Aim of the task: Copy all the entries below exactly, but not the pictures.

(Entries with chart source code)
────────
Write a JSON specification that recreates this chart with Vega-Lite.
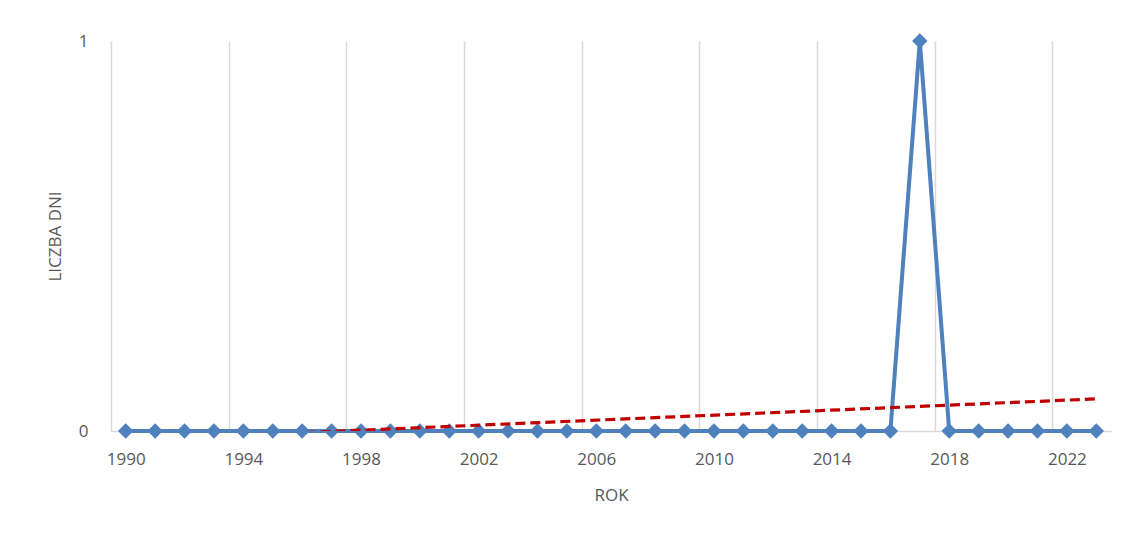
{
  "$schema": "https://vega.github.io/schema/vega-lite/v6.json",
  "width": 1000,
  "height": 390,
  "autosize": {"type": "none"},
  "padding": {"left": 111, "top": 41, "right": 19, "bottom": 103},
  "background": "white",
  "config": {
    "view": {"stroke": null},
    "font": "Open Sans",
    "axis": {"labelFont": "Open Sans", "titleFont": "Open Sans", "labelColor": "#595959", "titleColor": "#595959", "titleFontWeight": "normal"}
  },
  "data": {
    "values": [
      {"year": 1990, "days": 0}, {"year": 1991, "days": 0}, {"year": 1992, "days": 0}, {"year": 1993, "days": 0},
      {"year": 1994, "days": 0}, {"year": 1995, "days": 0}, {"year": 1996, "days": 0}, {"year": 1997, "days": 0},
      {"year": 1998, "days": 0}, {"year": 1999, "days": 0}, {"year": 2000, "days": 0}, {"year": 2001, "days": 0},
      {"year": 2002, "days": 0}, {"year": 2003, "days": 0}, {"year": 2004, "days": 0}, {"year": 2005, "days": 0},
      {"year": 2006, "days": 0}, {"year": 2007, "days": 0}, {"year": 2008, "days": 0}, {"year": 2009, "days": 0},
      {"year": 2010, "days": 0}, {"year": 2011, "days": 0}, {"year": 2012, "days": 0}, {"year": 2013, "days": 0},
      {"year": 2014, "days": 0}, {"year": 2015, "days": 0}, {"year": 2016, "days": 0}, {"year": 2017, "days": 1},
      {"year": 2018, "days": 0}, {"year": 2019, "days": 0}, {"year": 2020, "days": 0}, {"year": 2021, "days": 0},
      {"year": 2022, "days": 0}, {"year": 2023, "days": 0}
    ]
  },
  "encoding": {
    "x": {
      "field": "year",
      "type": "quantitative",
      "scale": {"domain": [1989.5, 2023.5], "nice": false, "zero": false},
      "axis": {
        "values": [1989.5, 1993.5, 1997.5, 2001.5, 2005.5, 2009.5, 2013.5, 2017.5, 2021.5],
        "labelExpr": "format(datum.value + 0.5, 'd')",
        "labelOffset": 14.7,
        "labelFlush": false,
        "labelOverlap": false,
        "labelFontSize": 17,
        "labelPadding": 20,
        "grid": true,
        "gridColor": "#D9D9D9",
        "gridWidth": 1.5,
        "ticks": false,
        "domain": true,
        "domainColor": "#D9D9D9",
        "domainWidth": 1.5,
        "title": "ROK",
        "titleFontSize": 17,
        "titleBaseline": "middle",
        "titleY": 64
      }
    },
    "y": {
      "field": "days",
      "type": "quantitative",
      "scale": {"domain": [0, 1], "nice": false},
      "axis": {
        "values": [0, 1],
        "format": "d",
        "grid": false,
        "ticks": false,
        "domain": false,
        "labelFontSize": 17,
        "labelPadding": 23,
        "labelFlush": false,
        "title": "LICZBA DNI",
        "titleFontSize": 17,
        "titleBaseline": "middle",
        "titleX": -56
      }
    }
  },
  "layer": [
    {
      "mark": {
        "type": "line",
        "color": "#4F81BD",
        "strokeWidth": 4,
        "point": {"shape": "diamond", "size": 240, "filled": true, "color": "#4F81BD", "opacity": 1}
      }
    },
    {
      "transform": [{"regression": "days", "on": "year", "extent": [1990, 2023]}],
      "mark": {"type": "line", "color": "#C00000", "strokeWidth": 3.2, "strokeDash": [10, 5], "clip": true}
    }
  ]
}
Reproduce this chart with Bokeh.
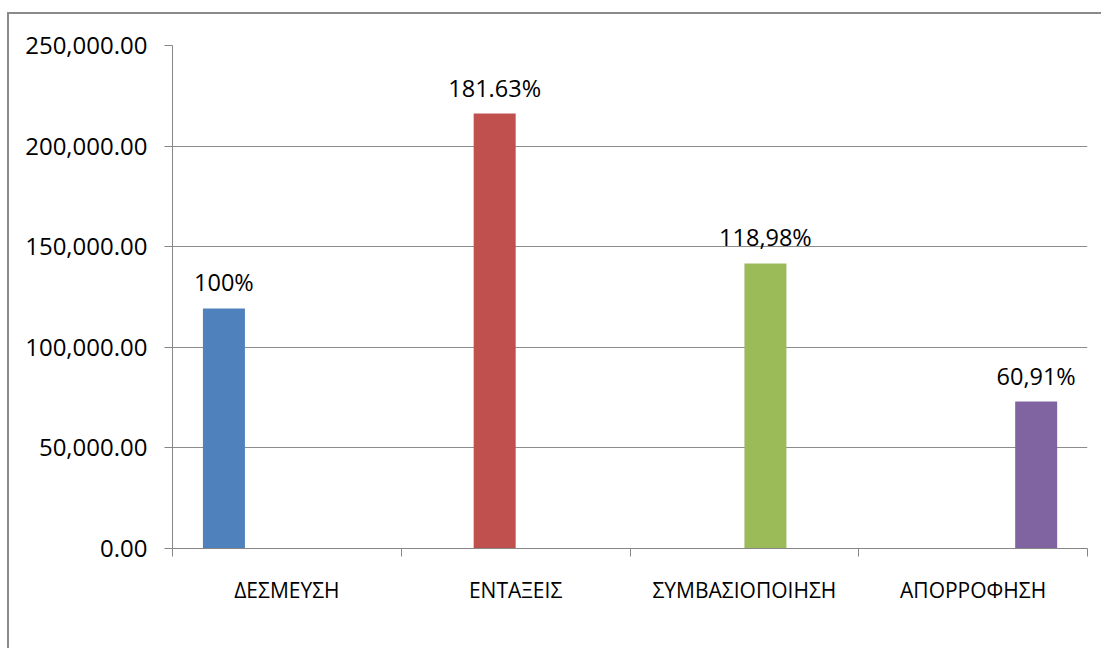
from bokeh.plotting import figure
from bokeh.models import Range1d, FixedTicker, NumeralTickFormatter, ColumnDataSource
from bokeh.embed import file_html
from bokeh.resources import INLINE
from bokeh.core.properties import value

categories = ["ΔΕΣΜΕΥΣΗ", "ΕΝΤΑΞΕΙΣ", "ΣΥΜΒΑΣΙΟΠΟΙΗΣΗ", "ΑΠΟΡΡΟΦΗΣΗ"]
values = [119300, 216200, 141700, 73000]
pct_labels = ["100%", "181.63%", "118,98%", "60,91%"]
colors = ["#4F81BD", "#C0504D", "#9BBB59", "#8064A2"]
y_ticks = [0, 50000, 100000, 150000, 200000, 250000]

FONT = "Open Sans"
n = len(categories)
gap = 0.133
bar_w = 0.1836
# each series occupies its own slot inside a clustered group (Excel-style)
xs = [i + 0.5 + (-0.5 + gap + bar_w * (i + 0.5)) for i in range(n)]

src = ColumnDataSource(dict(x=xs, top=values, color=colors, label=pct_labels))

p = figure(width=1094, height=636,
           x_range=Range1d(0, n), y_range=Range1d(0, 250000),
           output_backend="svg", toolbar_location=None,
           min_border_left=163, min_border_right=16,
           min_border_top=31, min_border_bottom=102)
p.styles = {"margin-top": "12px", "margin-left": "7px",
            "border-top": "2px solid #8a8a8a",
            "border-left": "2px solid #8a8a8a"}
p.outline_line_color = None
p.background_fill_color = "white"
p.border_fill_color = "white"

p.vbar(x="x", top="top", width=bar_w, bottom=0, color="color", line_color=None, source=src)
p.text(x="x", y="top", text="label", source=src, text_align="center",
       text_baseline="alphabetic", y_offset=-26,
       text_font=value(FONT), text_font_size="23.5px", text_color="black")

# y axis
p.yaxis.ticker = FixedTicker(ticks=y_ticks)
p.yaxis.formatter = NumeralTickFormatter(format="0,0.00")
p.yaxis.axis_line_color = "#868686"
p.yaxis.major_tick_line_color = "#868686"
p.yaxis.major_tick_out = 8
p.yaxis.major_tick_in = 0
p.yaxis.minor_tick_line_color = None
p.yaxis.major_label_standoff = 17
p.yaxis.major_label_text_font = FONT
p.yaxis.major_label_text_font_size = "24px"
p.yaxis.major_label_text_color = "black"

# x axis: labels at centres, tick marks at category boundaries
p.xaxis.ticker = FixedTicker(ticks=[i + 0.5 for i in range(n)],
                             minor_ticks=list(range(n + 1)))
p.xaxis.major_label_overrides = {i + 0.5: c for i, c in enumerate(categories)}
p.xaxis.axis_line_color = "#868686"
p.xaxis.major_tick_line_color = None
p.xaxis.major_tick_out = 0
p.xaxis.major_tick_in = 0
p.xaxis.minor_tick_line_color = "#868686"
p.xaxis.minor_tick_out = 8
p.xaxis.minor_tick_in = 0
p.xaxis.major_label_standoff = 19
p.xaxis.major_label_text_font = FONT
p.xaxis.major_label_text_font_size = "21px"
p.xaxis.major_label_text_color = "black"

p.xgrid.visible = False
p.ygrid.ticker = FixedTicker(ticks=y_ticks)
p.ygrid.grid_line_color = "#8c8c8c"
p.ygrid.grid_line_width = 1

open("out.html", "w").write(file_html(p, INLINE))
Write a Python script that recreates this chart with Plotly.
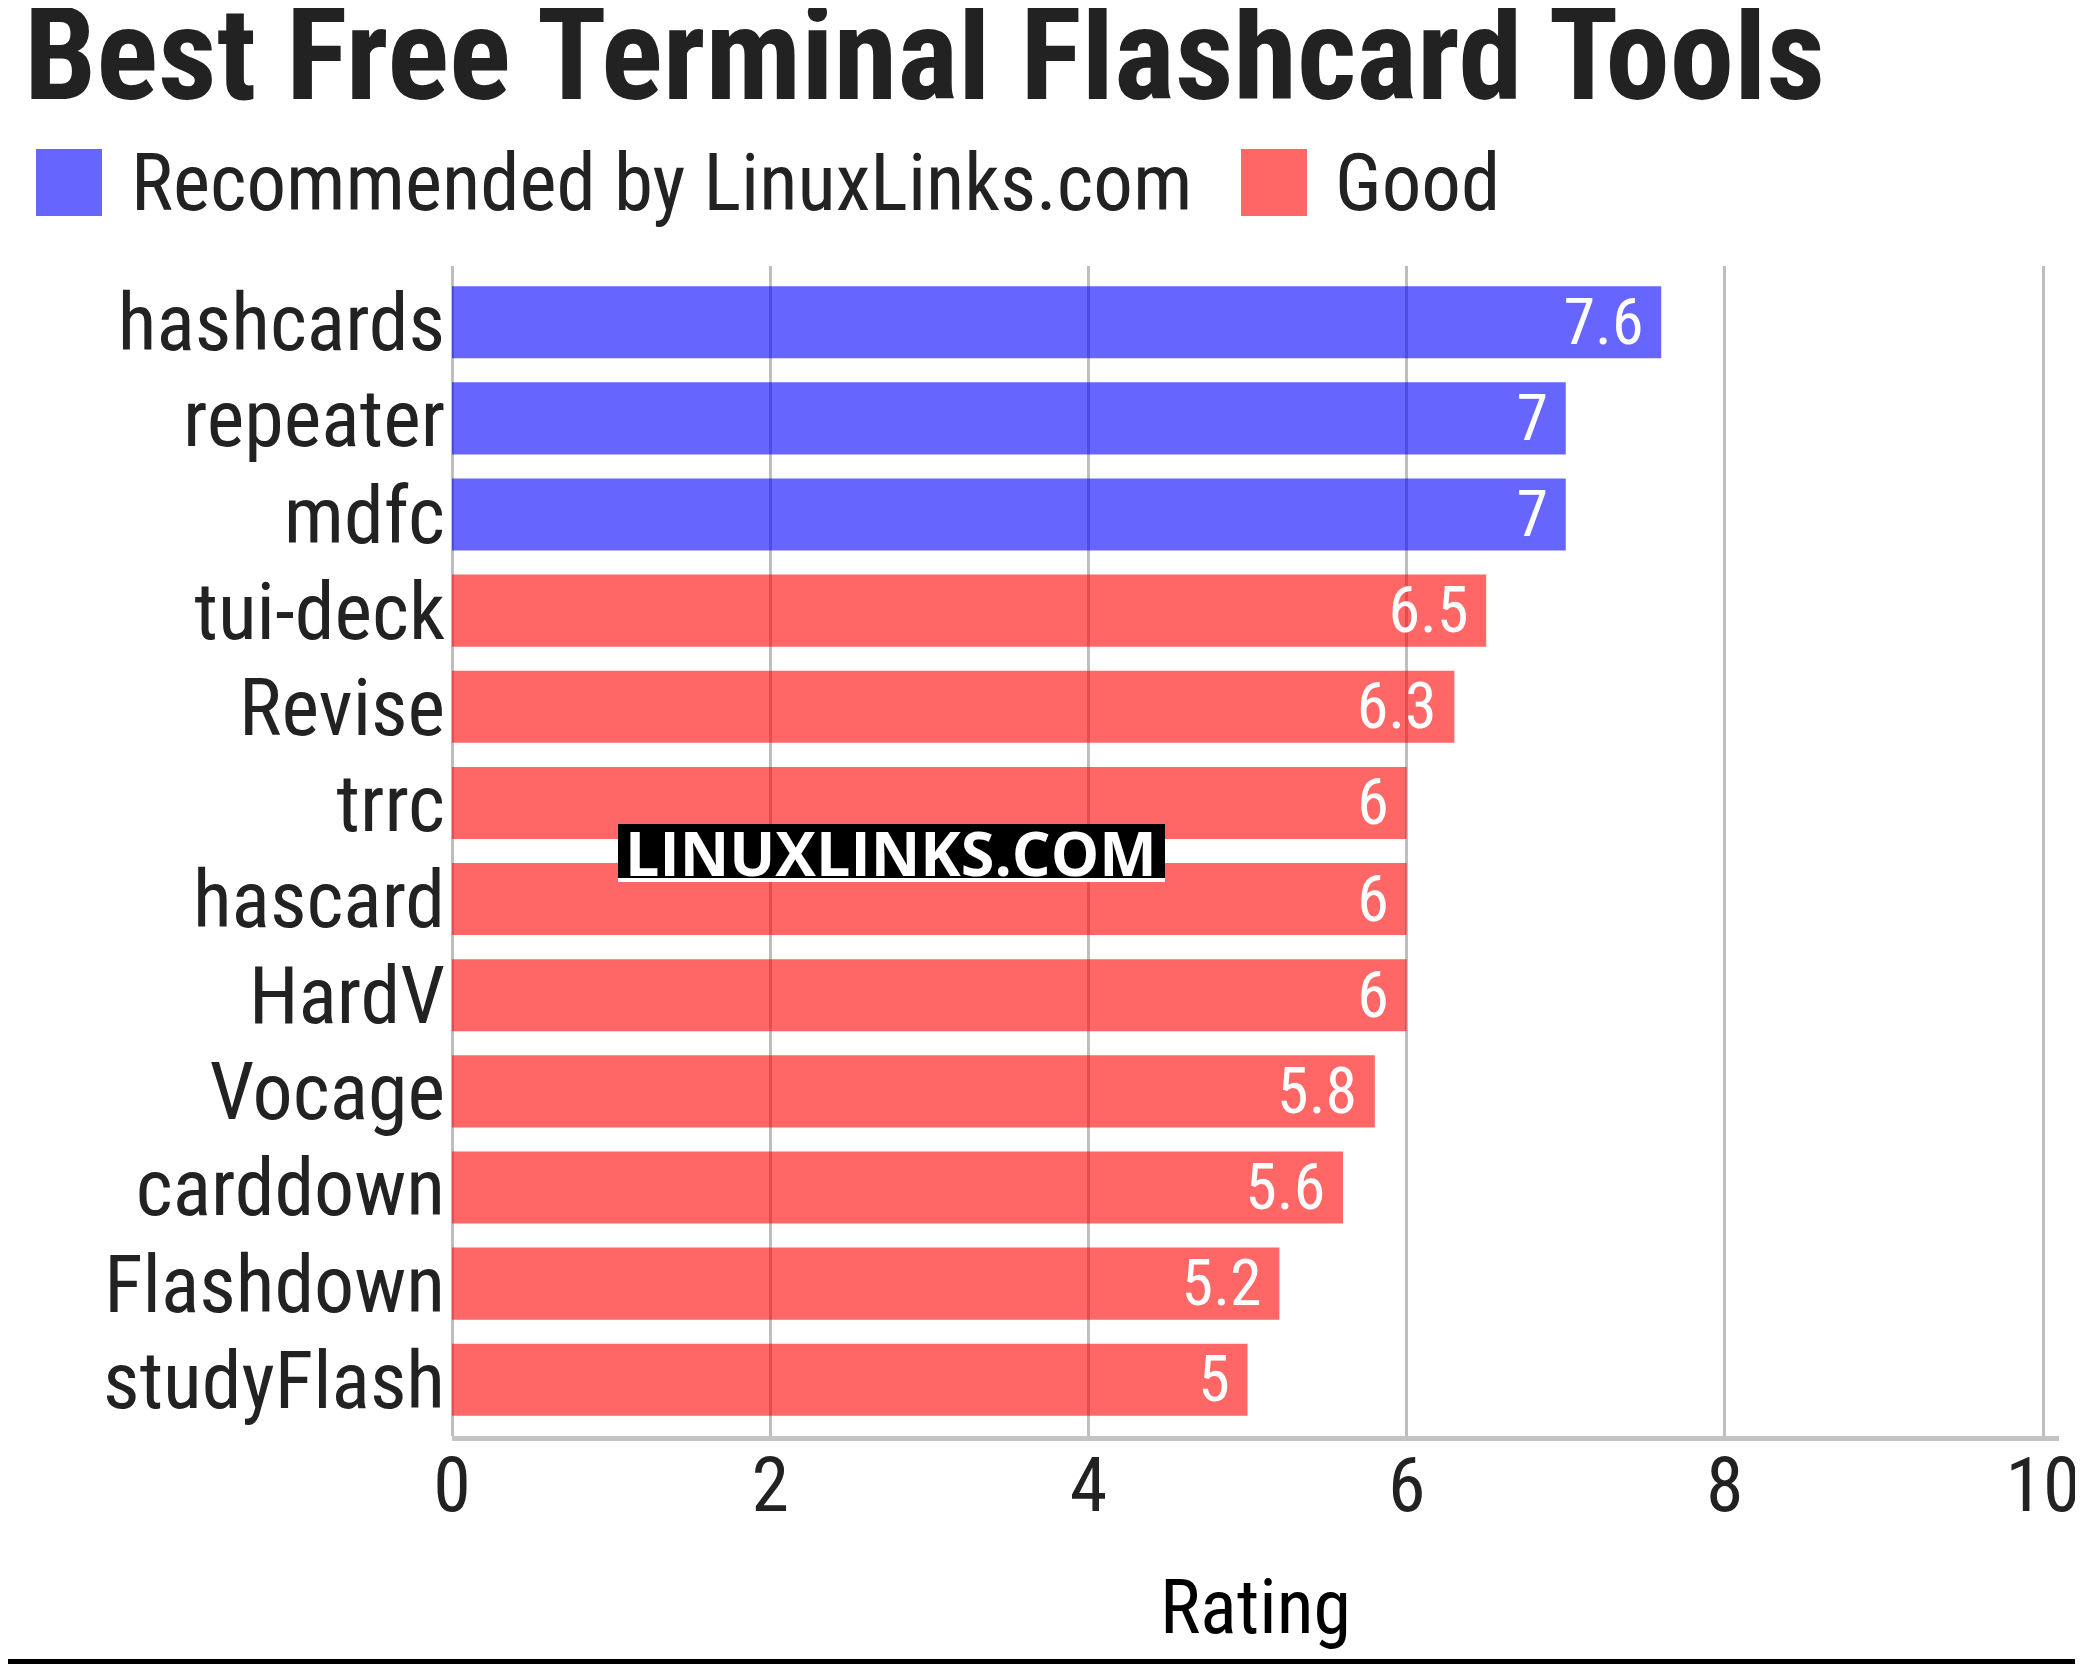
────────
Written reply:
Write a JSON specification that recreates this chart with Vega-Lite.
{
  "$schema": "https://vega.github.io/schema/vega-lite/v6.json",
  "width": 1000,
  "height": 390,
  "autosize": {"type": "none"},
  "padding": {"left": 111, "top": 41, "right": 19, "bottom": 103},
  "background": "white",
  "config": {
    "view": {"stroke": null},
    "font": "Open Sans",
    "axis": {"labelFont": "Open Sans", "titleFont": "Open Sans", "labelColor": "#595959", "titleColor": "#595959", "titleFontWeight": "normal"}
  },
  "data": {
    "values": [
      {"year": 1990, "days": 0}, {"year": 1991, "days": 0}, {"year": 1992, "days": 0}, {"year": 1993, "days": 0},
      {"year": 1994, "days": 0}, {"year": 1995, "days": 0}, {"year": 1996, "days": 0}, {"year": 1997, "days": 0},
      {"year": 1998, "days": 0}, {"year": 1999, "days": 0}, {"year": 2000, "days": 0}, {"year": 2001, "days": 0},
      {"year": 2002, "days": 0}, {"year": 2003, "days": 0}, {"year": 2004, "days": 0}, {"year": 2005, "days": 0},
      {"year": 2006, "days": 0}, {"year": 2007, "days": 0}, {"year": 2008, "days": 0}, {"year": 2009, "days": 0},
      {"year": 2010, "days": 0}, {"year": 2011, "days": 0}, {"year": 2012, "days": 0}, {"year": 2013, "days": 0},
      {"year": 2014, "days": 0}, {"year": 2015, "days": 0}, {"year": 2016, "days": 0}, {"year": 2017, "days": 1},
      {"year": 2018, "days": 0}, {"year": 2019, "days": 0}, {"year": 2020, "days": 0}, {"year": 2021, "days": 0},
      {"year": 2022, "days": 0}, {"year": 2023, "days": 0}
    ]
  },
  "encoding": {
    "x": {
      "field": "year",
      "type": "quantitative",
      "scale": {"domain": [1989.5, 2023.5], "nice": false, "zero": false},
      "axis": {
        "values": [1989.5, 1993.5, 1997.5, 2001.5, 2005.5, 2009.5, 2013.5, 2017.5, 2021.5],
        "labelExpr": "format(datum.value + 0.5, 'd')",
        "labelOffset": 14.7,
        "labelFlush": false,
        "labelOverlap": false,
        "labelFontSize": 17,
        "labelPadding": 20,
        "grid": true,
        "gridColor": "#D9D9D9",
        "gridWidth": 1.5,
        "ticks": false,
        "domain": true,
        "domainColor": "#D9D9D9",
        "domainWidth": 1.5,
        "title": "ROK",
        "titleFontSize": 17,
        "titleBaseline": "middle",
        "titleY": 64
      }
    },
    "y": {
      "field": "days",
      "type": "quantitative",
      "scale": {"domain": [0, 1], "nice": false},
      "axis": {
        "values": [0, 1],
        "format": "d",
        "grid": false,
        "ticks": false,
        "domain": false,
        "labelFontSize": 17,
        "labelPadding": 23,
        "labelFlush": false,
        "title": "LICZBA DNI",
        "titleFontSize": 17,
        "titleBaseline": "middle",
        "titleX": -56
      }
    }
  },
  "layer": [
    {
      "mark": {
        "type": "line",
        "color": "#4F81BD",
        "strokeWidth": 4,
        "point": {"shape": "diamond", "size": 240, "filled": true, "color": "#4F81BD", "opacity": 1}
      }
    },
    {
      "transform": [{"regression": "days", "on": "year", "extent": [1990, 2023]}],
      "mark": {"type": "line", "color": "#C00000", "strokeWidth": 3.2, "strokeDash": [10, 5], "clip": true}
    }
  ]
}
Reproduce this chart with Bokeh.
from bokeh.plotting import figure
from bokeh.models import Range1d, FixedTicker, NumeralTickFormatter, ColumnDataSource
from bokeh.embed import file_html
from bokeh.resources import INLINE
from bokeh.core.properties import value

categories = ["ΔΕΣΜΕΥΣΗ", "ΕΝΤΑΞΕΙΣ", "ΣΥΜΒΑΣΙΟΠΟΙΗΣΗ", "ΑΠΟΡΡΟΦΗΣΗ"]
values = [119300, 216200, 141700, 73000]
pct_labels = ["100%", "181.63%", "118,98%", "60,91%"]
colors = ["#4F81BD", "#C0504D", "#9BBB59", "#8064A2"]
y_ticks = [0, 50000, 100000, 150000, 200000, 250000]

FONT = "Open Sans"
n = len(categories)
gap = 0.133
bar_w = 0.1836
# each series occupies its own slot inside a clustered group (Excel-style)
xs = [i + 0.5 + (-0.5 + gap + bar_w * (i + 0.5)) for i in range(n)]

src = ColumnDataSource(dict(x=xs, top=values, color=colors, label=pct_labels))

p = figure(width=1094, height=636,
           x_range=Range1d(0, n), y_range=Range1d(0, 250000),
           output_backend="svg", toolbar_location=None,
           min_border_left=163, min_border_right=16,
           min_border_top=31, min_border_bottom=102)
p.styles = {"margin-top": "12px", "margin-left": "7px",
            "border-top": "2px solid #8a8a8a",
            "border-left": "2px solid #8a8a8a"}
p.outline_line_color = None
p.background_fill_color = "white"
p.border_fill_color = "white"

p.vbar(x="x", top="top", width=bar_w, bottom=0, color="color", line_color=None, source=src)
p.text(x="x", y="top", text="label", source=src, text_align="center",
       text_baseline="alphabetic", y_offset=-26,
       text_font=value(FONT), text_font_size="23.5px", text_color="black")

# y axis
p.yaxis.ticker = FixedTicker(ticks=y_ticks)
p.yaxis.formatter = NumeralTickFormatter(format="0,0.00")
p.yaxis.axis_line_color = "#868686"
p.yaxis.major_tick_line_color = "#868686"
p.yaxis.major_tick_out = 8
p.yaxis.major_tick_in = 0
p.yaxis.minor_tick_line_color = None
p.yaxis.major_label_standoff = 17
p.yaxis.major_label_text_font = FONT
p.yaxis.major_label_text_font_size = "24px"
p.yaxis.major_label_text_color = "black"

# x axis: labels at centres, tick marks at category boundaries
p.xaxis.ticker = FixedTicker(ticks=[i + 0.5 for i in range(n)],
                             minor_ticks=list(range(n + 1)))
p.xaxis.major_label_overrides = {i + 0.5: c for i, c in enumerate(categories)}
p.xaxis.axis_line_color = "#868686"
p.xaxis.major_tick_line_color = None
p.xaxis.major_tick_out = 0
p.xaxis.major_tick_in = 0
p.xaxis.minor_tick_line_color = "#868686"
p.xaxis.minor_tick_out = 8
p.xaxis.minor_tick_in = 0
p.xaxis.major_label_standoff = 19
p.xaxis.major_label_text_font = FONT
p.xaxis.major_label_text_font_size = "21px"
p.xaxis.major_label_text_color = "black"

p.xgrid.visible = False
p.ygrid.ticker = FixedTicker(ticks=y_ticks)
p.ygrid.grid_line_color = "#8c8c8c"
p.ygrid.grid_line_width = 1

open("out.html", "w").write(file_html(p, INLINE))
Write a Python script that recreates this chart with Plotly.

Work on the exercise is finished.